With only one 037 Stradale there, the two Stratos seemed quite ordinary. No, that’s not true. There’s no world where a Stratos could ever be considered “ordinary”. Both of them had gold wheels, a must-have, and both drew a sizeable crowd. The Stratos, for me personally, remains one of the best designs in the automotive world. I could literally stare at it all day. It’s one of those cars that’ll make my heart race and jaw drop every single time.

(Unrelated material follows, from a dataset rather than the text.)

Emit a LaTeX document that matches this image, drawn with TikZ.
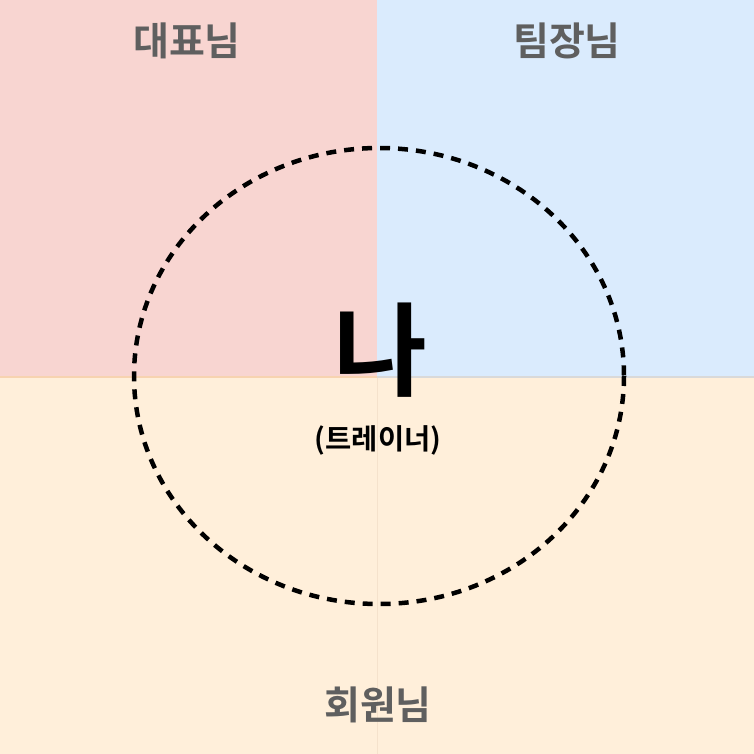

It’s hard to get carried away when so many greats are gathered in one place. While the Stratos, 037, and Delta S4 were shock-and-awe cars, the Fulvia was beautifully discreet. Unlike the others it wasn’t painted in bright red but a subtle silver. That didn’t take away from the fact that it was knee-achlyingly pretty. There was an orange Fulvia Sport 1600 present, but the pure and simple Fulvia Coupe was in a class of its own in the looks department. There was even an original Nissan Silvia present, a car that owes much of its styling to the Fulvia.
Another one of Lancia’s greatest hits was the Thema 8.32. In many ways this was the Maserati Quattroporte (or more recently Alfa Giulia) of the 90s. In essence it’s a sensible Italian sedan powered by a not-so-sensible Ferrari engine, in this case a 3.0-litre V8 from the 308 GTB. The 8.32 also boasts the title as being the first car to have an electronic rear spoiler. Yes, an electronic innovation from an Italian marque.
While the main theme was Lancia, that didn’t mean other cars weren’t allowed in. There were two 458 Speciales, both of which were in fantastic spec. The 997 GT3 RS 4.0 was the only other car there, apart from the Stratos/037/Fulvia that I wanted to take home with me. The silver 964 Targa was particularly nice too, as was the original Gallardo. A couple of surprise cars were the Lotus Esprit S1 (unfortunately without the optional 007 equipment), Shelby Cobra, and KTM X-Bow.
And that’s what I like about these meets at the Daikanyama T-Site. The meets may have “themes” but you never know what’ll show up. It’s definitely worth a trip should you find yourself in Tokyo on the second Sunday of the month.